* SHORT EXERCISE:
Only the lines from the start of the data through the line containing "ax = fig.add_axes([0.0118, 0.1968, 0.9855, 0.684])" should be written out, exactly as they are, with both ends included and the pictures left out.

* DATA SEGMENT:
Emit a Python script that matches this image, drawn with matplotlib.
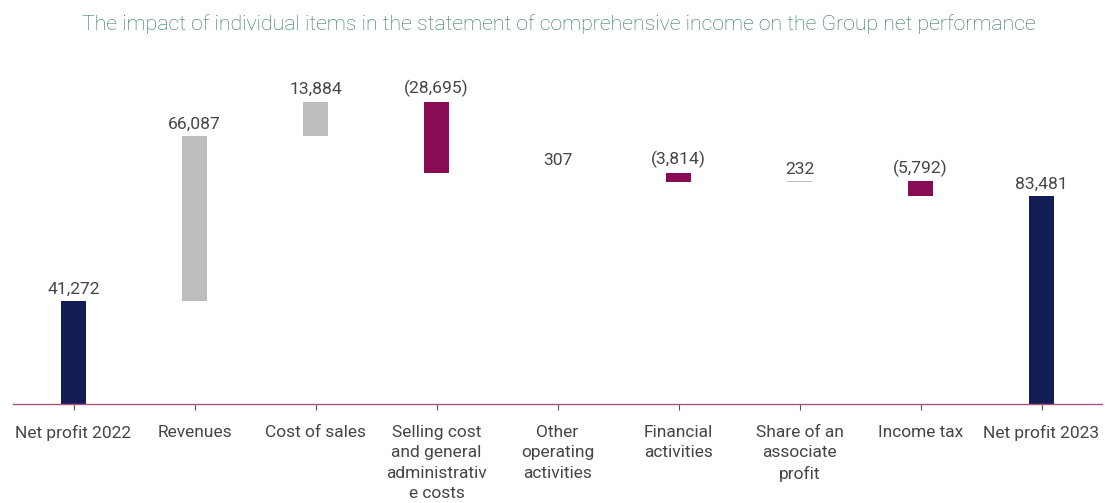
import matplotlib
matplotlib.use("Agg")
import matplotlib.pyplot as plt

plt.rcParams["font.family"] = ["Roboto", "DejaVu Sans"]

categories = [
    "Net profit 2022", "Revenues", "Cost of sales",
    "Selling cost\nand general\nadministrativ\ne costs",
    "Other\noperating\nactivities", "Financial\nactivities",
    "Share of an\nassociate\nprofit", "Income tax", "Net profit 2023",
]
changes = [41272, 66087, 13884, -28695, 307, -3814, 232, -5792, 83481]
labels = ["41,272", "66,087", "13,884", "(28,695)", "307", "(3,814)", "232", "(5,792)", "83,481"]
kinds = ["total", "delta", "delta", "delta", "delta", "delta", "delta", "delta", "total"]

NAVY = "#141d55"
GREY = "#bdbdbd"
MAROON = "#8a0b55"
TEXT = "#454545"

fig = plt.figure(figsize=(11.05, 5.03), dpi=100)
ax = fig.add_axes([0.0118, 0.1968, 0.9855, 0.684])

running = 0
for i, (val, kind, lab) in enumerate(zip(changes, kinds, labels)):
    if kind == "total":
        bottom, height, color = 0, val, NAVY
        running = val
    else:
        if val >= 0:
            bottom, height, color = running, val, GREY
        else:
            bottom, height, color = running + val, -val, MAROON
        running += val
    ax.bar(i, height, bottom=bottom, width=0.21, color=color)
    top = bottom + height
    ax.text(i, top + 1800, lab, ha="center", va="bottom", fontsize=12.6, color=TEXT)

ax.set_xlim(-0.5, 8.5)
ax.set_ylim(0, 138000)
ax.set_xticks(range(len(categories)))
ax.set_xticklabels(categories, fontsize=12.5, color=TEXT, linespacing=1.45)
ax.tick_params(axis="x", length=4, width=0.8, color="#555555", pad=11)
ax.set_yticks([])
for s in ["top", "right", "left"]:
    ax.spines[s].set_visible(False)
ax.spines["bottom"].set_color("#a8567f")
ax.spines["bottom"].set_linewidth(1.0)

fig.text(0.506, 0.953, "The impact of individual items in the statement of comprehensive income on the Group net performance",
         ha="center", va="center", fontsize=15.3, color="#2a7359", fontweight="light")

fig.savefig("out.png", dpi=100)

* EXERCISE RESPONSE:
Emit a Python script that matches this image, drawn with matplotlib.
import matplotlib
matplotlib.use("Agg")
import matplotlib.pyplot as plt

plt.rcParams["font.family"] = ["Roboto", "DejaVu Sans"]

categories = [
    "Net profit 2022", "Revenues", "Cost of sales",
    "Selling cost\nand general\nadministrativ\ne costs",
    "Other\noperating\nactivities", "Financial\nactivities",
    "Share of an\nassociate\nprofit", "Income tax", "Net profit 2023",
]
changes = [41272, 66087, 13884, -28695, 307, -3814, 232, -5792, 83481]
labels = ["41,272", "66,087", "13,884", "(28,695)", "307", "(3,814)", "232", "(5,792)", "83,481"]
kinds = ["total", "delta", "delta", "delta", "delta", "delta", "delta", "delta", "total"]

NAVY = "#141d55"
GREY = "#bdbdbd"
MAROON = "#8a0b55"
TEXT = "#454545"

fig = plt.figure(figsize=(11.05, 5.03), dpi=100)
ax = fig.add_axes([0.0118, 0.1968, 0.9855, 0.684])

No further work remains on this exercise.